I am back from Camp Guernsey, Wy. Though I thought that we where going to get to fire the Mark 19, we didn't for several reasons... but I did get to fire the 203 Grenade launcher. The best way that I can describe what it is like is to say that it is a potato cannon... with high explosive potatoes! When you fire it, it makes that potato "POOP!" sound, then you can actually watch your round all the way to the target... then there is a very gratifying Kaboom! when your potato sized slug impacts in a small white sphere and shockwave. It is very intuitive to use and I was able to send my first round through a truck window at 200 yards. It may have been luck... but I don't think so.
I also learned that I should pay more attention to livestock in and around my LZ's. There was a valley we where going up looking to insert our "sniper" types... all of a sudden I spotted a beautiful LZ right out the right door. It was fairly open with almost no obstacles, into the wind, and oriented out the descending terrain. Perfect except that there was some livestock... cows or horses or something nearby. Not my problem, they will move! I flipped a "U"ee and put her in there. My guys jumped out and I pulled pitch and flew out the valley. The flight engineer called out on the intercom that one of the cows was looking at us the whole time. I naturally assumed that the cow was very impressed by my heavy weight, 180 turning approach into that great LZ; maybe he wanted an autograph! As I found out later, that was not a cow, it was infact a Bull! I had accidentally dropped my team off in a literal bull pen! There was a Benny Hill style chase between my guys and the bull. They eventually got out of the pen, but gave me a lot of shit about it at the end of the day. I gave them some beer.
Hotties with guns. During the exercise, I was shot down several times. (Simulated) I was in a bar after the end of the exercise and I ended up meeting one of my adversaries who shot me down. It was a very cute little 21 year old blond!

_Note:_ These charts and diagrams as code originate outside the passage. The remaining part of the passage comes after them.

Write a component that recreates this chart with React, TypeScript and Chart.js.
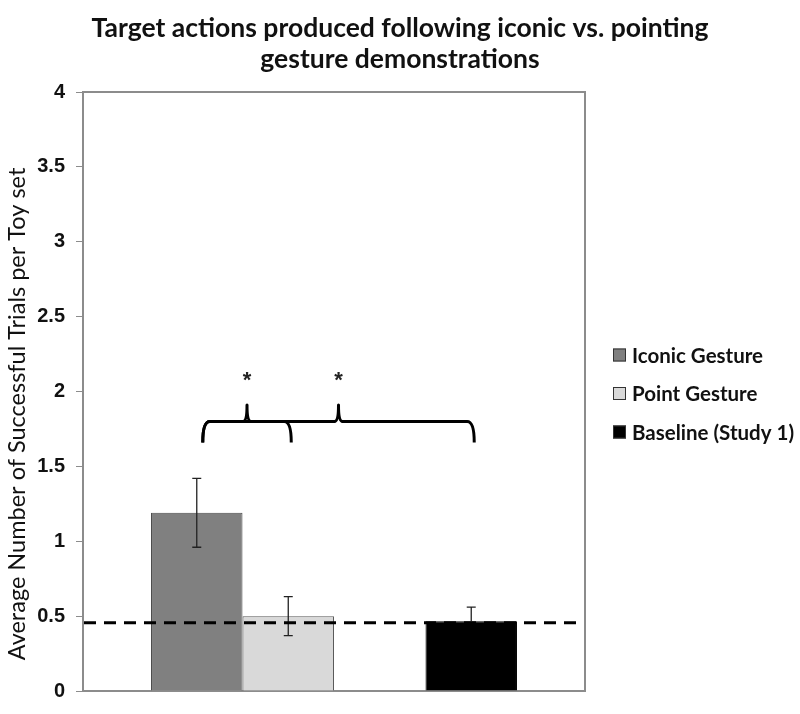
import React, { useEffect, useRef } from 'react';
import { Chart, registerables } from 'chart.js';

Chart.register(...registerables);

// ---------- data ----------
const chartTitle = ['Target actions produced following iconic vs. pointing', 'gesture demonstrations'];
const yAxisTitle = 'Average Number of Successful Trials per Toy set';
const categories = [''];
const seriesNames = ['Iconic Gesture', 'Point Gesture', '', 'Baseline (Study 1)'];
const seriesMeans: (number | null)[] = [1.19, 0.5, null, 0.465];
const errorLow: (number | null)[] = [0.96, 0.37, null, 0.465];
const errorHigh: (number | null)[] = [1.42, 0.63, null, 0.56];
const seriesColors = ['#808080', '#d9d9d9', 'rgba(0,0,0,0)', '#000000'];
const seriesBorders = ['#4a4a4a', '#5a5a5a', 'rgba(0,0,0,0)', '#000000'];
const yMin = 0;
const yMax = 4;
const yStep = 0.5;
const baselineReference = 0.455;
const comparisons = [
  { from: 0, to: 1, label: '*' },
  { from: 0, to: 3, label: '*' },
];
const braceLevel = 1.8;
const braceEndLevel = 1.66;
const bracePeakLevel = 1.91;
const starLevel = 2.1;

// ---------- plugins ----------
const frameColor = '#8c8c8c';

const titlePlugin = {
  id: 'customTitle',
  afterDraw(chart: any) {
    const { ctx, width } = chart;
    ctx.save();
    ctx.fillStyle = '#111111';
    ctx.font = 'bold 26.5px Lato, sans-serif';
    ctx.textAlign = 'center';
    ctx.textBaseline = 'middle';
    chartTitle.forEach((line, i) => {
      ctx.fillText(line, width / 2, 28 + i * 31);
    });
    // y-axis title
    ctx.font = '23.5px Lato, sans-serif';
    ctx.translate(17, 414);
    ctx.rotate(-Math.PI / 2);
    ctx.fillText(yAxisTitle, 0, 0);
    ctx.restore();
  },
};

const framePlugin = {
  id: 'frame',
  beforeDatasetsDraw(chart: any) {
    const { ctx, chartArea: a } = chart;
    ctx.save();
    ctx.strokeStyle = frameColor;
    ctx.lineWidth = 2;
    ctx.strokeRect(a.left, a.top, a.right - a.left, a.bottom - a.top);
    ctx.restore();
  },
};

const errorBarPlugin = {
  id: 'errorBars',
  afterDatasetsDraw(chart: any) {
    const { ctx } = chart;
    const y = chart.scales.y;
    ctx.save();
    ctx.strokeStyle = '#222222';
    ctx.lineWidth = 1.3;
    seriesMeans.forEach((v, i) => {
      if (v === null || errorLow[i] === null || errorHigh[i] === null) return;
      const bar = chart.getDatasetMeta(i).data[0];
      if (!bar) return;
      const x = bar.x;
      const yl = y.getPixelForValue(errorLow[i]);
      const yh = y.getPixelForValue(errorHigh[i]);
      ctx.beginPath();
      ctx.moveTo(x, yl);
      ctx.lineTo(x, yh);
      if ((errorLow[i] as number) < v) {
        ctx.moveTo(x - 4.5, yl);
        ctx.lineTo(x + 4.5, yl);
      }
      ctx.moveTo(x - 4.5, yh);
      ctx.lineTo(x + 4.5, yh);
      ctx.stroke();
    });
    ctx.restore();
  },
};

const referenceLinePlugin = {
  id: 'referenceLine',
  afterDatasetsDraw(chart: any) {
    const { ctx, chartArea: a } = chart;
    const yp = chart.scales.y.getPixelForValue(baselineReference);
    ctx.save();
    ctx.strokeStyle = '#000000';
    ctx.lineWidth = 3;
    ctx.setLineDash([12, 8]);
    ctx.beginPath();
    ctx.moveTo(a.left + 1, yp);
    ctx.lineTo(a.right - 1, yp);
    ctx.stroke();
    ctx.restore();
  },
};

const bracePlugin = {
  id: 'braces',
  afterDatasetsDraw(chart: any) {
    const { ctx } = chart;
    const y = chart.scales.y;
    const yb = y.getPixelForValue(braceLevel);
    const ye = y.getPixelForValue(braceEndLevel);
    const yp = y.getPixelForValue(bracePeakLevel);
    const ys = y.getPixelForValue(starLevel);
    ctx.save();
    ctx.strokeStyle = '#000000';
    ctx.lineWidth = 3;
    ctx.lineJoin = 'round';
    comparisons.forEach((c) => {
      const b1 = chart.getDatasetMeta(c.from).data[0];
      const b2 = chart.getDatasetMeta(c.to).data[0];
      if (!b1 || !b2) return;
      const x1 = b1.x + 6;
      const x2 = b2.x + 3;
      const xm = (x1 + x2) / 2;
      ctx.beginPath();
      ctx.moveTo(x1, ye);
      ctx.quadraticCurveTo(x1, yb, x1 + 7, yb);
      ctx.lineTo(xm - 4, yb);
      ctx.quadraticCurveTo(xm, yb, xm, yp);
      ctx.quadraticCurveTo(xm, yb, xm + 4, yb);
      ctx.lineTo(x2 - 7, yb);
      ctx.quadraticCurveTo(x2, yb, x2, ye);
      ctx.stroke();

      ctx.fillStyle = '#222222';
      ctx.font = 'bold 22px "Liberation Sans", Arial, sans-serif';
      ctx.textAlign = 'center';
      ctx.textBaseline = 'alphabetic';
      const m = ctx.measureText(c.label);
      ctx.fillText(c.label, xm, ys + (m.actualBoundingBoxAscent - m.actualBoundingBoxDescent) / 2);
    });
    ctx.restore();
  },
};

const legendPlugin = {
  id: 'sideLegend',
  afterDraw(chart: any) {
    const { ctx, chartArea: a } = chart;
    const items = chart.data.datasets
      .map((d: any, i: number) => ({ label: d.label, color: seriesColors[i] }))
      .filter((it: any) => it.label);
    const spacing = 38.5;
    const cy = (a.top + a.bottom) / 2 + 2;
    const startY = cy - ((items.length - 1) * spacing) / 2;
    const boxX = a.right + 28;
    const size = 13;
    ctx.save();
    items.forEach((it: any, k: number) => {
      const yc = startY + k * spacing;
      ctx.fillStyle = it.color;
      ctx.fillRect(boxX, yc - size / 2, size, size);
      ctx.strokeStyle = '#333333';
      ctx.lineWidth = 1;
      ctx.strokeRect(boxX + 0.5, yc - size / 2 + 0.5, size - 1, size - 1);
      ctx.fillStyle = '#111111';
      ctx.font = 'bold 20.5px Lato, sans-serif';
      ctx.textAlign = 'left';
      ctx.textBaseline = 'middle';
      ctx.fillText(it.label, boxX + 19, yc + 1);
    });
    ctx.restore();
  },
};

export default function App() {
  const canvasRef = useRef<HTMLCanvasElement | null>(null);

  useEffect(() => {
    document.body.style.margin = '0';
    const canvas = canvasRef.current;
    if (!canvas) return;
    const chart = new Chart(canvas, {
      type: 'bar',
      data: {
        labels: categories,
        datasets: seriesNames.map((name, i) => ({
          label: name,
          data: [seriesMeans[i]],
          backgroundColor: seriesColors[i],
          borderColor: seriesBorders[i],
          borderWidth: 1,
          categoryPercentage: 0.729,
          barPercentage: 1,
        })),
      },
      options: {
        animation: false,
        responsive: false,
        devicePixelRatio: 1,
        layout: { padding: { left: 0, right: 215, top: 92, bottom: 14 } },
        plugins: {
          legend: { display: false },
          tooltip: { enabled: false },
          title: { display: false },
        },
        scales: {
          x: { display: false },
          y: {
            min: yMin,
            max: yMax,
            ticks: {
              stepSize: yStep,
              color: '#111111',
              font: { family: '"Liberation Sans", Arial, sans-serif', size: 20, weight: 'bold' },
              padding: 11,
              callback: (v: any) => String(v),
            },
            grid: {
              display: true,
              drawOnChartArea: false,
              drawTicks: true,
              tickLength: 7,
              color: frameColor,
              lineWidth: 1,
            },
            border: { display: true, color: frameColor, width: 2 },
            title: { display: false },
            afterFit: (s: any) => {
              s.width = 83;
            },
          },
        },
      },
      plugins: [titlePlugin, framePlugin, errorBarPlugin, referenceLinePlugin, bracePlugin, legendPlugin],
    } as any);
    return () => chart.destroy();
  }, []);

  return (
    <div style={{ width: 800, height: 714, background: '#ffffff' }}>
      <canvas ref={canvasRef} width={800} height={714} />
    </div>
  );
}
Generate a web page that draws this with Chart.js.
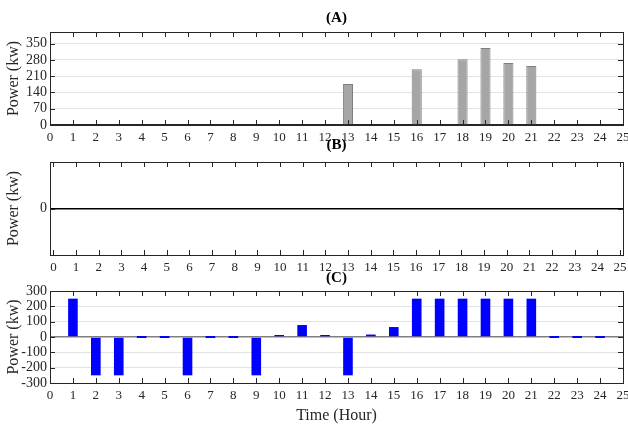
<!DOCTYPE html>
<html>
<head>
<meta charset="utf-8">
<script src="https://cdn.jsdelivr.net/npm/chart.js@4.4.1/dist/chart.umd.min.js"></script>
<style>
  html, body { margin: 0; padding: 0; background: #fff; }
  #wrap { position: relative; width: 628px; height: 426px; }
  #wrap canvas { position: absolute; left: 0; top: 0; }
</style>
</head>
<body>
<div id="wrap">
  <canvas id="chartA" width="628" height="426"></canvas>
  <canvas id="chartB" width="628" height="426"></canvas>
  <canvas id="chartC" width="628" height="426"></canvas>
</div>
<script>
// horas
const hours = [1, 2, 3, 4, 5, 6, 7, 8, 9, 10, 11, 12, 13, 14, 15, 16, 17, 18, 19, 20, 21, 22, 23, 24];
const hourTicks = [0, 1, 2, 3, 4, 5, 6, 7, 8, 9, 10, 11, 12, 13, 14, 15, 16, 17, 18, 19, 20, 21, 22, 23, 24, 25];

// (A)
const powerA = [0, 0, 0, 0, 0, 0, 0, 0, 0, 0, 0, 0, 176, 0, 0, 240, 0, 283, 331, 267, 254, 0, 0, 0];
const ticksA = [0, 70, 140, 210, 280, 350];

// (B)
const powerB = [0, 0, 0, 0, 0, 0, 0, 0, 0, 0, 0, 0, 0, 0, 0, 0, 0, 0, 0, 0, 0, 0, 0, 0];
const ticksB = [0];

// (C)
const powerC = [250, -250, -250, 0, 0, -250, 0, 0, -250, 10, 78, 12, -250, 16, 65, 250, 250, 250, 250, 250, 250, 0, 0, 0];
const ticksC = [-300, -200, -100, 0, 100, 200, 300];

const FONT = "'Liberation Serif', 'Times New Roman', serif";
const INK = '#262626';

Chart.defaults.font.family = FONT;
Chart.defaults.color = INK;

const toPoints = (vals) => vals.map((v, i) => ({ x: hours[i], y: v }));

// Caja tipo MATLAB con marcas hacia dentro y titulo del panel
const boxPlugin = {
  id: 'boxPlugin',
  afterDraw(chart, args, opts) {
    const { ctx, chartArea: a, scales } = chart;
    ctx.save();
    ctx.strokeStyle = INK;
    ctx.lineWidth = 1;
    ctx.beginPath();
    const tl = 5;
    scales.x.ticks.forEach(t => {
      const px = Math.round(scales.x.getPixelForValue(t.value)) + 0.5;
      ctx.moveTo(px, a.top);
      ctx.lineTo(px, a.top + tl);
      ctx.moveTo(px, a.bottom);
      ctx.lineTo(px, a.bottom - tl);
    });
    scales.y.ticks.forEach(t => {
      const py = Math.round(scales.y.getPixelForValue(t.value)) + 0.5;
      ctx.moveTo(a.right, py);
      ctx.lineTo(a.right - tl, py);
      ctx.moveTo(a.left, py);
      ctx.lineTo(a.left + tl, py);
    });
    ctx.stroke();
    ctx.strokeRect(Math.round(a.left) + 0.5, Math.round(a.top) + 0.5,
      Math.round(a.right - a.left), Math.round(a.bottom - a.top));
    // titulo
    ctx.fillStyle = '#000';
    ctx.font = 'bold 15px ' + FONT;
    ctx.textAlign = 'center';
    ctx.textBaseline = 'middle';
    ctx.fillText(opts.text, (a.left + a.right) / 2, a.top - opts.offset);
    ctx.restore();
  }
};

const xAxis = (min, max, height, title) => ({
  type: 'linear',
  min: min,
  max: max,
  offset: false,
  afterBuildTicks: s => { s.ticks = hourTicks.map(v => ({ value: v })); },
  afterFit: s => { s.height = height; s.paddingLeft = 0; s.paddingRight = 0; },
  grid: { display: false, drawTicks: false },
  border: { display: false },
  ticks: { padding: 5, maxRotation: 0, autoSkip: false, font: { size: 13 }, color: INK },
  title: title ? { display: true, text: title, font: { size: 16 }, color: INK, padding: { top: 2, bottom: 1 } } : { display: false }
});

const yAxis = (min, max, tickVals, zeroColor) => ({
  min: min,
  max: max,
  afterBuildTicks: s => { s.ticks = tickVals.map(v => ({ value: v })); },
  afterFit: s => { s.width = 50; s.paddingTop = 0; s.paddingBottom = 0; },
  grid: {
    drawTicks: false,
    color: c => (c.tick && c.tick.value === 0 ? zeroColor : '#e3e3e3'),
    lineWidth: c => (c.tick && c.tick.value === 0 ? 1.5 : 1)
  },
  border: { display: false },
  ticks: { padding: 3, autoSkip: false, font: { size: 14 }, color: INK },
  title: { display: true, text: 'Power (kw)', font: { size: 16 }, color: INK, padding: { top: 4, bottom: 2 } }
});

const baseOptions = (pad, scales, title) => ({
  responsive: false,
  animation: false,
  devicePixelRatio: 1,
  layout: { padding: pad },
  scales: scales,
  plugins: {
    legend: { display: false },
    tooltip: { enabled: false },
    boxPlugin: title
  }
});

// Panel (A)
new Chart(document.getElementById('chartA').getContext('2d'), {
  type: 'bar',
  data: {
    datasets: [{
      data: toPoints(powerA),
      backgroundColor: '#a6a6a6',
      borderColor: '#7f7f7f',
      borderWidth: 1,
      barPercentage: 0.44,
      categoryPercentage: 1
    }]
  },
  options: baseOptions(
    { top: 32, bottom: 276, left: 0, right: 5 },
    { x: xAxis(0, 25, 25), y: yAxis(0, 400, ticksA, '#262626') },
    { text: '(A)', offset: 14 }
  ),
  plugins: [boxPlugin]
});

// Panel (B)
new Chart(document.getElementById('chartB').getContext('2d'), {
  type: 'bar',
  data: {
    datasets: [{
      data: toPoints(powerB),
      backgroundColor: '#000',
      borderWidth: 0,
      barPercentage: 0.44,
      categoryPercentage: 1
    }]
  },
  options: baseOptions(
    { top: 162, bottom: 146, left: 0, right: 5 },
    { x: xAxis(-0.15, 25.13, 25), y: yAxis(-1, 1, ticksB, '#000') },
    { text: '(B)', offset: 17 }
  ),
  plugins: [boxPlugin]
});

// Panel (C)
new Chart(document.getElementById('chartC').getContext('2d'), {
  type: 'bar',
  data: {
    datasets: [{
      data: toPoints(powerC),
      backgroundColor: '#0000ff',
      borderWidth: 0,
      minBarLength: 2,
      barPercentage: 0.42,
      categoryPercentage: 1
    }]
  },
  options: baseOptions(
    { top: 291, bottom: 0, left: 0, right: 5 },
    { x: xAxis(0, 25, 43, 'Time (Hour)'), y: yAxis(-300, 300, ticksC, '#7f7f7f') },
    { text: '(C)', offset: 13 }
  ),
  plugins: [boxPlugin]
});
</script>
</body>
</html>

We talked for a wile and I tried to figure out how we could have done things better to prevent that sort of thing...(my shoot down) Eventually I told her that it more than a little turned me on that she had shot down my helicopter. She laughed and took that as a huge complement and made me say it again louder so that her friends could hear! I then leaned close to her ear and told her that in real life I would have survived the crash unscathed, secured my wounded, then found the biggest gun I could and hunted her down! After initially looking quite shocked; she smiled, laughed, and leaned close to my ear and told me that her only job that iteration had been to kill the helicopters, so that by the time I would have gotten my seatbelt unstraped, I would have had a bullet from her gun in my head! So I gave her a beer! (It is like flirting!)
2 comments:
(tips hat)
That's one hell of a good story. But there's something missing from the very last part.
How about:
"I then proceeded to boff her for the remainder of the evening."
Keep up the good work.
Damn that's hot. Nothing like a lady that can shoot you down in more ways than one. You should write erotic stories based on your life.